Britische Premierministerin Liz Truss kündigt Rücktritt an
DW
Die konservative Regierungschefin tritt nach nur sechs Wochen im Amt zurück. Das teilte Truss bei einer eilig anberaumten Pressekonferenz in der Downing Street mit. Sie will aber bleiben, bis ein Nachfolger gefunden ist.
Sie werde so lange im Amt bleiben, bis ein Nachfolger ernannt worden sei, sagte die konservative Politikerin in London vor dem Amtssitz in der Downing Street. Sie habe bereits mit König Charles III. darüber gesprochen. Die konservative Tory-Fraktion will bis zum 31. Oktober einen neuen britischen Premierminister oder eine Premierministerin ins Amt heben.

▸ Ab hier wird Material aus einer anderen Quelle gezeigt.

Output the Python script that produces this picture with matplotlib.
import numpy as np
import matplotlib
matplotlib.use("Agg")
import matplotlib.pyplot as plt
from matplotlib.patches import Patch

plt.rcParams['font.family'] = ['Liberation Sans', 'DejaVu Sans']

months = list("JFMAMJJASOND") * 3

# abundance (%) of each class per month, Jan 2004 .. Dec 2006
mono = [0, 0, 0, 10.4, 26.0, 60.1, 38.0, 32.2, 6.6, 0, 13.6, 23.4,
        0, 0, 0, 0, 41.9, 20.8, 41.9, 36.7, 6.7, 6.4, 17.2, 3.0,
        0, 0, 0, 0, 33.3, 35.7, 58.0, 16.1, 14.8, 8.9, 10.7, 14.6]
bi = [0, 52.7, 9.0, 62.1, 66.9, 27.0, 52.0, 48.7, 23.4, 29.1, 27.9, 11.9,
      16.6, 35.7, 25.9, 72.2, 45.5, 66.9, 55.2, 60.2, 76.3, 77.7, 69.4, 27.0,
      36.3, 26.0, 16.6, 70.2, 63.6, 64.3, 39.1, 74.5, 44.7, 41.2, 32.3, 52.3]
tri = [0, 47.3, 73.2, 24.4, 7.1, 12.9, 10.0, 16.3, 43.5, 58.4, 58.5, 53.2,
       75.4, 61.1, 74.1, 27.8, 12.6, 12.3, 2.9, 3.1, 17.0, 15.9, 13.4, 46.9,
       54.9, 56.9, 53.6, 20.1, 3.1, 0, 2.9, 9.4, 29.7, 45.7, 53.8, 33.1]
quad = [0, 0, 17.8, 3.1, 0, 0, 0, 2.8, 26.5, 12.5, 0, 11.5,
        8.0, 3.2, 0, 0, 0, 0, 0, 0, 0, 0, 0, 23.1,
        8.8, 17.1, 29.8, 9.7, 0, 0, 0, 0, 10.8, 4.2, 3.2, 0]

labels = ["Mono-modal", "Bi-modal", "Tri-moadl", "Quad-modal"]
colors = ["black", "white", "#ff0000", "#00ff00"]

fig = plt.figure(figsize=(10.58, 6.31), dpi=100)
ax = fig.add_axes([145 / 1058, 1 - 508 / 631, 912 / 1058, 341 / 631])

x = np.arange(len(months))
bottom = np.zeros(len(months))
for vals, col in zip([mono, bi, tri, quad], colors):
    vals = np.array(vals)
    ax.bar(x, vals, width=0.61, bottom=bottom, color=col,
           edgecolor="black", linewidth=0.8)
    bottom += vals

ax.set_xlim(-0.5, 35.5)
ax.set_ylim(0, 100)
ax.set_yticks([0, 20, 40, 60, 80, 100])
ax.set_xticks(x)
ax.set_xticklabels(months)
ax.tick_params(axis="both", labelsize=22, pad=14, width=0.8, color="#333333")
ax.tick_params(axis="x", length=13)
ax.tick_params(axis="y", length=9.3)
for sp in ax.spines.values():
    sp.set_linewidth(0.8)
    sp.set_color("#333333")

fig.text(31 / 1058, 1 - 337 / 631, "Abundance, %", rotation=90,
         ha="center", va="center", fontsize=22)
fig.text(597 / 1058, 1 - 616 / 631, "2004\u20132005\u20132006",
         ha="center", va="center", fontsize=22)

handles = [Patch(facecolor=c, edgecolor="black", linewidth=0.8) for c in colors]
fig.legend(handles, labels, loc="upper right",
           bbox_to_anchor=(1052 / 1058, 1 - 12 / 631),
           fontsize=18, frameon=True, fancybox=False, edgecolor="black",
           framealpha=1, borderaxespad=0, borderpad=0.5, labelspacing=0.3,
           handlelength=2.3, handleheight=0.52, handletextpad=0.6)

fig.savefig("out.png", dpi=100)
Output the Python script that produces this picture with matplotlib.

Das teilte Graham Brady, der Vorsitzende des mächtigen 1922-Komitees der Konservativen Fraktion im Unterhaus, in London mit.
Der einwöchige parteiinterne Wahlprozess über die Truss-Nachfolge soll bereits am 28. Oktober enden. Als Kandidaten gelten der frühere Finanzminister Rishi Sunak und Penny Mordaunt, die Truss im vorherigen Konkurrenzkampf um den Top-Job noch unterlegen waren. Laut Medienberichten erwägt Truss' Vorgänger Boris Johnson ein Comeback. Wie ein leitender "Times"-Redakteur auf Twitter schrieb, betrachtet Johnson die Entwicklungen als "Sache von nationalem Interesse" und bereitet sich auf eine Kandidatur für den Vorsitz der Konservativen Partei vor.
Truss hatte erst Anfang September die Nachfolge von Boris Johnson angetreten, der nach mehreren Skandalen und Eklats auf Druck der eigenen Partei zurückgetreten war. Doch bereits seit Mitte September kämpfte die 47-Jährige um ihr politisches Überleben im Amt, nachdem sie mit ihren Steuersenkungsplänen ein Fiasko an den Finanzmärkten ausgelöst hatte und sich zu einer Kehrtwende gezwungen sah. Truss verlor innerhalb einer Woche zwei ihrer wichtigsten Minister, Kwasi Kwarteng als Finanzminister und Suella Braverman als Innenministerin. Am Mittwoch war sie dann durch eine chaotische Unterhaus-Abstimmung zusätzlich unter Druck geraten.
Rund 24 Stunden vor ihrem Rücktritt hatte Truss noch im britischen Unterhaus beteuert, nicht aufgeben zu wollen und "eine Kämpferin" zu sein. Nun wies sie zwar auf die schwierigen ökonomischen Zeiten und die politische Instabilität auf dem ganzen Kontinent hin, räumte aber auch ein, unter den aktuellen Bedingungen ihre Vision des radikalen Wirtschaftswachstums nicht mehr umsetzen zu können.
In ihrer Partei wuchs zunehmend der Unmut und Widerstand gegen die Tory-Politikerin. Umfragen zufolge liegen die Konservativen etwa 30 Prozentpunkte hinter der oppositionellen Labour-Partei. Bei dem Forschungsinstitut YouGov ist Truss die unbeliebteste Regierungschefin seit dem Beginn der Erhebungen.